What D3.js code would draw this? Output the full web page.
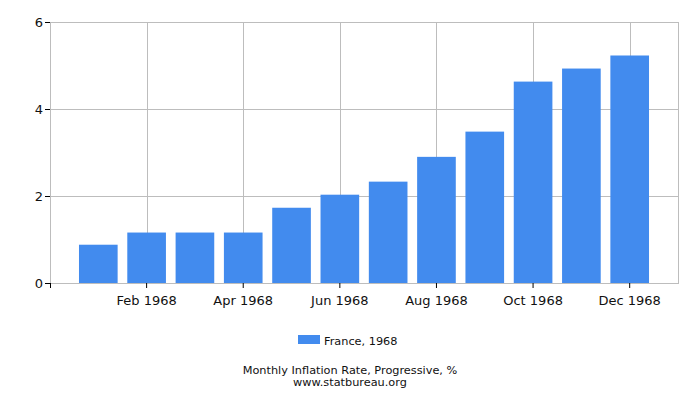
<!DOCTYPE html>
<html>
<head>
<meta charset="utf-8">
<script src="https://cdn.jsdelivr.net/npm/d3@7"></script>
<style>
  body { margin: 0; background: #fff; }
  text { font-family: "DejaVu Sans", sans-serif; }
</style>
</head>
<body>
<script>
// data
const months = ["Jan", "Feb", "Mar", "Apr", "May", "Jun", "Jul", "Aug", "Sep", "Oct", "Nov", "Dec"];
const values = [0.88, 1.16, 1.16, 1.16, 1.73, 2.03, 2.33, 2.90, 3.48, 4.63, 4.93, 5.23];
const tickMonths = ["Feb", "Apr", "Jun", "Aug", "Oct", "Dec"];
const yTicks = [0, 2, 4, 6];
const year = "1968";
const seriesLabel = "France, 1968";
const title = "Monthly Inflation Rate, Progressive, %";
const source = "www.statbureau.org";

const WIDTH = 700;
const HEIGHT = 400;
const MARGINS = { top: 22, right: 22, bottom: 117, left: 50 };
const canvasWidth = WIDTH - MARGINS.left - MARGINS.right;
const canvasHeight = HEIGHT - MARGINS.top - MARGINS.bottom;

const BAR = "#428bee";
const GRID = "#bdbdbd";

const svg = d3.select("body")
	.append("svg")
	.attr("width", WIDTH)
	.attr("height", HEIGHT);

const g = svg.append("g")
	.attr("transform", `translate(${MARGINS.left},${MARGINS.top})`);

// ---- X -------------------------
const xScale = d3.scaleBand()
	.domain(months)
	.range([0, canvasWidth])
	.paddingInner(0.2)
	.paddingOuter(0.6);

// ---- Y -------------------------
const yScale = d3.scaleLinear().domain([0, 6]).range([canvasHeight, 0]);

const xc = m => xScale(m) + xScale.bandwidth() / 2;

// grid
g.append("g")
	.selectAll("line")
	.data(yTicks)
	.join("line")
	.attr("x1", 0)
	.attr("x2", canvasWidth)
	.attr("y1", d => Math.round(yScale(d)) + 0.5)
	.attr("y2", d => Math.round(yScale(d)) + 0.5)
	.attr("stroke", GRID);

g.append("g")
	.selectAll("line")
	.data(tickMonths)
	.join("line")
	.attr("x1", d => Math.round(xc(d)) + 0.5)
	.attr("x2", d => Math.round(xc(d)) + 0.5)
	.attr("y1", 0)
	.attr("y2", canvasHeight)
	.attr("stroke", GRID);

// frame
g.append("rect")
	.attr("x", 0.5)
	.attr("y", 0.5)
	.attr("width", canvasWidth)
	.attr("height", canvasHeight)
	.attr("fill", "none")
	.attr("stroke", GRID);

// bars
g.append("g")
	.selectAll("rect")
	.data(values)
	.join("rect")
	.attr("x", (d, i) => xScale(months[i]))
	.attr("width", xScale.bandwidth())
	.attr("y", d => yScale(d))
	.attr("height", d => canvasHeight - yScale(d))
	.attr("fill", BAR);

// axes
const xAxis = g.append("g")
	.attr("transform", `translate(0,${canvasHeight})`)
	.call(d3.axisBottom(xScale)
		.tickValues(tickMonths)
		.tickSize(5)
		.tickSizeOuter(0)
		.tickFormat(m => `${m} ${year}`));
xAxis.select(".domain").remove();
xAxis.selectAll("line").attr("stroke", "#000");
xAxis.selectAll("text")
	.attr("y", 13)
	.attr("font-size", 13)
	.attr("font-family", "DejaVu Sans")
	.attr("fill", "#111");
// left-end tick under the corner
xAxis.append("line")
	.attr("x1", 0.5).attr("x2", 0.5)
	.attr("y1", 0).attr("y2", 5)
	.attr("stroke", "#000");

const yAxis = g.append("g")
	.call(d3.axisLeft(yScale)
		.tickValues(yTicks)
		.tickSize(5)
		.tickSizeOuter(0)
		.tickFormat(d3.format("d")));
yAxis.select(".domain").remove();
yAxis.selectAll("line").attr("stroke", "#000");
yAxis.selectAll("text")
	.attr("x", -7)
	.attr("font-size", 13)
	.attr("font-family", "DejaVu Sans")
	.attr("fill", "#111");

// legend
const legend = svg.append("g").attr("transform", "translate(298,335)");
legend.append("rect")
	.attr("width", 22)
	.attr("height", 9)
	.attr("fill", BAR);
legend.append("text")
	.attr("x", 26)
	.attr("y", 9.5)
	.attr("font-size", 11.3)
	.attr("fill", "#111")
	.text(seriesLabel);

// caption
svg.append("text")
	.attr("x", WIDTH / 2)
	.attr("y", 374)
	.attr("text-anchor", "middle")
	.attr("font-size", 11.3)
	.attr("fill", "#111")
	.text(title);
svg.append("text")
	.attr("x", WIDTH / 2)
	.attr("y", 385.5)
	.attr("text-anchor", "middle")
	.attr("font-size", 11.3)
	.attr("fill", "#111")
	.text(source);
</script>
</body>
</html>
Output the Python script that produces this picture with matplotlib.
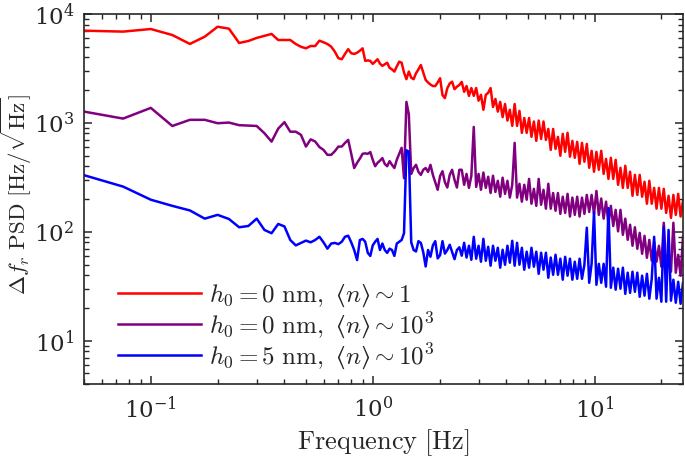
* * * *
What is needed:
Find how many lines hold the string "script", and state that number alone.

Solution to the problem:
4